++++ Records for the task

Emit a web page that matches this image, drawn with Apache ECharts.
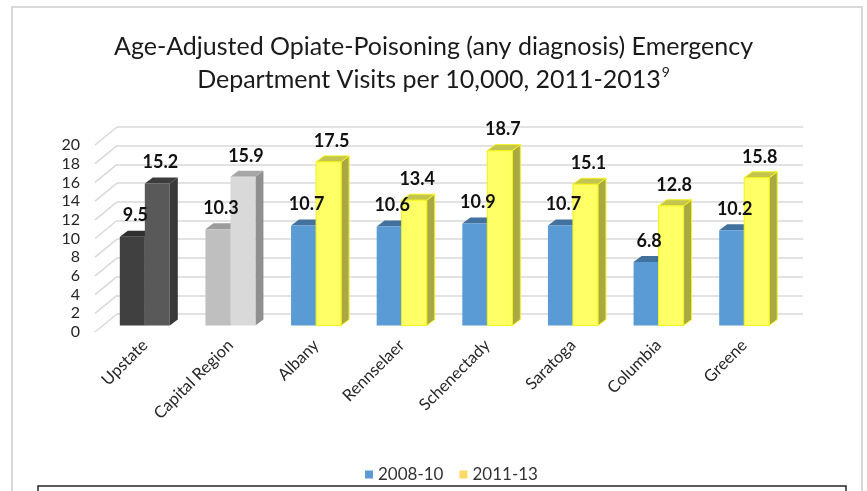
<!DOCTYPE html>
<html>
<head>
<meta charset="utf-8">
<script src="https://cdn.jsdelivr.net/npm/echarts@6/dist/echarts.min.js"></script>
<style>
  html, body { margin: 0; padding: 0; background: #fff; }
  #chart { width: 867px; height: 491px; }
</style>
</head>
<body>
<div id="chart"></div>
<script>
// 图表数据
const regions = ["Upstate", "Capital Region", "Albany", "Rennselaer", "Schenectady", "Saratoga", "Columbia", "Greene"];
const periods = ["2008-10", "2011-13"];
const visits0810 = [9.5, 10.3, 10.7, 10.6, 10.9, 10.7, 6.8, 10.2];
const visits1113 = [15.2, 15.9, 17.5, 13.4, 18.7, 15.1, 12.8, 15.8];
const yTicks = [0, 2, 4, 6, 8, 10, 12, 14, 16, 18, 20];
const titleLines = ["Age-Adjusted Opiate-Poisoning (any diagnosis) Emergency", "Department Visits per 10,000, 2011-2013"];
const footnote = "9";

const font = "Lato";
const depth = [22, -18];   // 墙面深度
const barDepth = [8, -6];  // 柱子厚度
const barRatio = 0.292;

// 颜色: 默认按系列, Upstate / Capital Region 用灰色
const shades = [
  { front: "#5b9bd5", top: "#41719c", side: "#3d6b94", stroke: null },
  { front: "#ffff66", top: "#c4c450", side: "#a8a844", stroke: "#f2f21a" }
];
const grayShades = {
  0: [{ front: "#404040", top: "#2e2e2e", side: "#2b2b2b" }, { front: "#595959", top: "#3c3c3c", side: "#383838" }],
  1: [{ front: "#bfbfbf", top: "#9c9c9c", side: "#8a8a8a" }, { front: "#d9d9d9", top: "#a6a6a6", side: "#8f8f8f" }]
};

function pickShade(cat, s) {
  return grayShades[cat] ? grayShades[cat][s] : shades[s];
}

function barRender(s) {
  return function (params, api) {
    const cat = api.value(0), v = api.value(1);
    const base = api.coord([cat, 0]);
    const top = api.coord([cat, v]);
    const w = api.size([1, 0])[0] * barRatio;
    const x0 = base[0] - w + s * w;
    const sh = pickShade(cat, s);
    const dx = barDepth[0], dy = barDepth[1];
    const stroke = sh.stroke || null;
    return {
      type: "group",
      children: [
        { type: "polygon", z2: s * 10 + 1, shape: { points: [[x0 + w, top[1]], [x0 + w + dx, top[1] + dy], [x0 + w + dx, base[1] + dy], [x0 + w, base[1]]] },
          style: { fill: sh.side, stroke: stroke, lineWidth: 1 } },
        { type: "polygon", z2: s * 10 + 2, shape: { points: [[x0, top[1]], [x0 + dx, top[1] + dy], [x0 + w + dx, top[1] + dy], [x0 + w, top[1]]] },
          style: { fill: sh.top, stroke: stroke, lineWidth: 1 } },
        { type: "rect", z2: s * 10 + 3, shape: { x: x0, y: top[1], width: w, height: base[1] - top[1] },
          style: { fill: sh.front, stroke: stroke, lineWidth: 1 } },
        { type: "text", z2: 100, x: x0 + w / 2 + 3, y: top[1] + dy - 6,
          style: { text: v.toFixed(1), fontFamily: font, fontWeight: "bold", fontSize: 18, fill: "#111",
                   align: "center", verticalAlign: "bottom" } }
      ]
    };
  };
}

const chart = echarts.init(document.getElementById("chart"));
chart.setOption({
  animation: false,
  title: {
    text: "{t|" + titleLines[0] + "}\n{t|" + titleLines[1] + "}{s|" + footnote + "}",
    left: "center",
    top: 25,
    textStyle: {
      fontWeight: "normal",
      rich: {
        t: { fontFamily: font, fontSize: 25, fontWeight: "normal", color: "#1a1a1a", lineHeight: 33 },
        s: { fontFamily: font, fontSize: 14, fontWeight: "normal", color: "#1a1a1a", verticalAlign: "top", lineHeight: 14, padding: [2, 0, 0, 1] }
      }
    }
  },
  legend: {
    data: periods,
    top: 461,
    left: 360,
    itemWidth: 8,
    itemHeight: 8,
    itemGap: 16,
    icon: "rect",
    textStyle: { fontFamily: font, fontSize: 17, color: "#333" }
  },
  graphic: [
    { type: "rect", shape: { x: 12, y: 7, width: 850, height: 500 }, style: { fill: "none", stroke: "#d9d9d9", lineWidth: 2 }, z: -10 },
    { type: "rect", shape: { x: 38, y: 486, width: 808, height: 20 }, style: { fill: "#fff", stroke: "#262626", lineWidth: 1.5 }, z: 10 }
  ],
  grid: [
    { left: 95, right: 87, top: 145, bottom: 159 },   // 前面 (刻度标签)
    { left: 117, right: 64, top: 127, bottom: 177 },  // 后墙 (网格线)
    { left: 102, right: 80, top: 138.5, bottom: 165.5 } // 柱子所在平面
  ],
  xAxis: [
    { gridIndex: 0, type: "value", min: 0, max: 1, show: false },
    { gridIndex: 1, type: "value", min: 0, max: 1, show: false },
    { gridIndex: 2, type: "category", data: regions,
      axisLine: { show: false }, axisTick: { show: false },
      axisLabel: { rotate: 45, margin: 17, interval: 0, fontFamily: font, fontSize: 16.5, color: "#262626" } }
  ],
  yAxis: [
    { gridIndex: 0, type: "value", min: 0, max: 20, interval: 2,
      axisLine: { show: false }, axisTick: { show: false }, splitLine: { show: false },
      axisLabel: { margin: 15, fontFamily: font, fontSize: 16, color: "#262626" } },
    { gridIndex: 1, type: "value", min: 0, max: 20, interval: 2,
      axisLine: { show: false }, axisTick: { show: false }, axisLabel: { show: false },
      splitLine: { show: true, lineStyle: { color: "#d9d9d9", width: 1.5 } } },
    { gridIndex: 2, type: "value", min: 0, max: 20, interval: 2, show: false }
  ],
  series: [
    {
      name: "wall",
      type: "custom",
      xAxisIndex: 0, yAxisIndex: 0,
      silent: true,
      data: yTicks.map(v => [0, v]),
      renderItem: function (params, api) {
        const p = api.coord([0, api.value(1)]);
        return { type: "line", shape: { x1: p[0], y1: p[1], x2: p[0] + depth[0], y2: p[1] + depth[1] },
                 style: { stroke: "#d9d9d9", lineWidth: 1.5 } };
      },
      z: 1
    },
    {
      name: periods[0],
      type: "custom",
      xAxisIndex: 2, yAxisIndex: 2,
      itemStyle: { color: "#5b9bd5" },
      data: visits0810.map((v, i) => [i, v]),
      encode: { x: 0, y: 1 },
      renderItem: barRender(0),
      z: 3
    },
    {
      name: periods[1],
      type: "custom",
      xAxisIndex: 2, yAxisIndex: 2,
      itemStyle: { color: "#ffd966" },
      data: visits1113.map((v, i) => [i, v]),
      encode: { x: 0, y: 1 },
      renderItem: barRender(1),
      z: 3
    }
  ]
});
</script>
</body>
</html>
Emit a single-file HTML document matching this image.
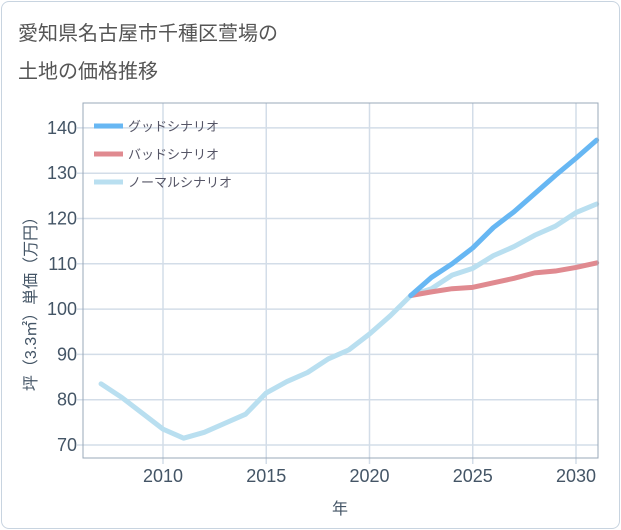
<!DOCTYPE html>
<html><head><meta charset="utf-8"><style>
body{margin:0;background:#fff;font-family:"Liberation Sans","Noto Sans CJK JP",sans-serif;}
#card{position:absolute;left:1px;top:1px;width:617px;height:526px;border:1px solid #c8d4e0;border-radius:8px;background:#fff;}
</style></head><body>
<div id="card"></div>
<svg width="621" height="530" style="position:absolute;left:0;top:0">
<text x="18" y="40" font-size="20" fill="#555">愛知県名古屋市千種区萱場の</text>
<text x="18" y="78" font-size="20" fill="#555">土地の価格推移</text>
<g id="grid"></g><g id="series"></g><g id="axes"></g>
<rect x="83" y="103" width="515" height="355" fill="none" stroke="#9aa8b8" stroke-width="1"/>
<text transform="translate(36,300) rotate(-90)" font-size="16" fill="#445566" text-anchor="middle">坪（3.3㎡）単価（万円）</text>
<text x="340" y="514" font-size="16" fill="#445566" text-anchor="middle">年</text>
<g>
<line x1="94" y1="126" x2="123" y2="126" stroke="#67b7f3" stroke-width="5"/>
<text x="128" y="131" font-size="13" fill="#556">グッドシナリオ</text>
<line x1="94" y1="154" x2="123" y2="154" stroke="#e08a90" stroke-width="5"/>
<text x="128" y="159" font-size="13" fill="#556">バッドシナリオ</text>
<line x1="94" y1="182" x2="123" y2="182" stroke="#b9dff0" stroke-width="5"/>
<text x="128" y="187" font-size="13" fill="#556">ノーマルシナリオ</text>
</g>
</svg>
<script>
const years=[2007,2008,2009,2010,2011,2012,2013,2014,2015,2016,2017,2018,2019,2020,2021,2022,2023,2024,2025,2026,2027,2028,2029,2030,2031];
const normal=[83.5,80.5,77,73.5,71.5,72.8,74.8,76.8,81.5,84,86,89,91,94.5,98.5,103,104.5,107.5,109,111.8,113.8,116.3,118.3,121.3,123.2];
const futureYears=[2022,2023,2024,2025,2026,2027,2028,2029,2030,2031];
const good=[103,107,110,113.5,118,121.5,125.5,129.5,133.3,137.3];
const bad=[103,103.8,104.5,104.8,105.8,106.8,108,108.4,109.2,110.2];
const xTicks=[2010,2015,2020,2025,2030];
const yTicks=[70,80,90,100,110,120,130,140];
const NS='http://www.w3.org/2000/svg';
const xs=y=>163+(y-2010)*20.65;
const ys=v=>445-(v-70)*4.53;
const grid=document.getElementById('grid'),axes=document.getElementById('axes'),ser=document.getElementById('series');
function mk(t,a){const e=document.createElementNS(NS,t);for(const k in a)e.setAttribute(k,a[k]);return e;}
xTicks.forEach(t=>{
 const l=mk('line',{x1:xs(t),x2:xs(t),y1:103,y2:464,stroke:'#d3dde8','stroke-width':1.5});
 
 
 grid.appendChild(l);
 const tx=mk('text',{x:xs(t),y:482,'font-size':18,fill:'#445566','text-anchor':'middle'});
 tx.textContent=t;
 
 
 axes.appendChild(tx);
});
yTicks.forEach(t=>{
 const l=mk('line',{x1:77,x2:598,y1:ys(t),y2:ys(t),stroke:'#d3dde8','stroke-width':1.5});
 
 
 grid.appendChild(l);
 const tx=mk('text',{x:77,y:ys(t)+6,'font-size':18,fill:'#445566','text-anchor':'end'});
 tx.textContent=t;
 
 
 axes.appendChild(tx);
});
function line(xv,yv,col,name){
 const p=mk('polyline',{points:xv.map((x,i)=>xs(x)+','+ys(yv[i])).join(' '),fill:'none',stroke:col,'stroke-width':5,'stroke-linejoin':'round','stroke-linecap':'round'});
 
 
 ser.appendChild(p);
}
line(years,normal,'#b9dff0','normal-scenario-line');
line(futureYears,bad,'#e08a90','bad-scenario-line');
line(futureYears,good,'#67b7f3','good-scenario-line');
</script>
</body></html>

++++++++

*What needs to be done*
Which lines include "image"? Copy each of them out.

*Exercise result*
Emit a web page that matches this image, drawn with Apache ECharts.
Emit a single-file HTML document matching this image.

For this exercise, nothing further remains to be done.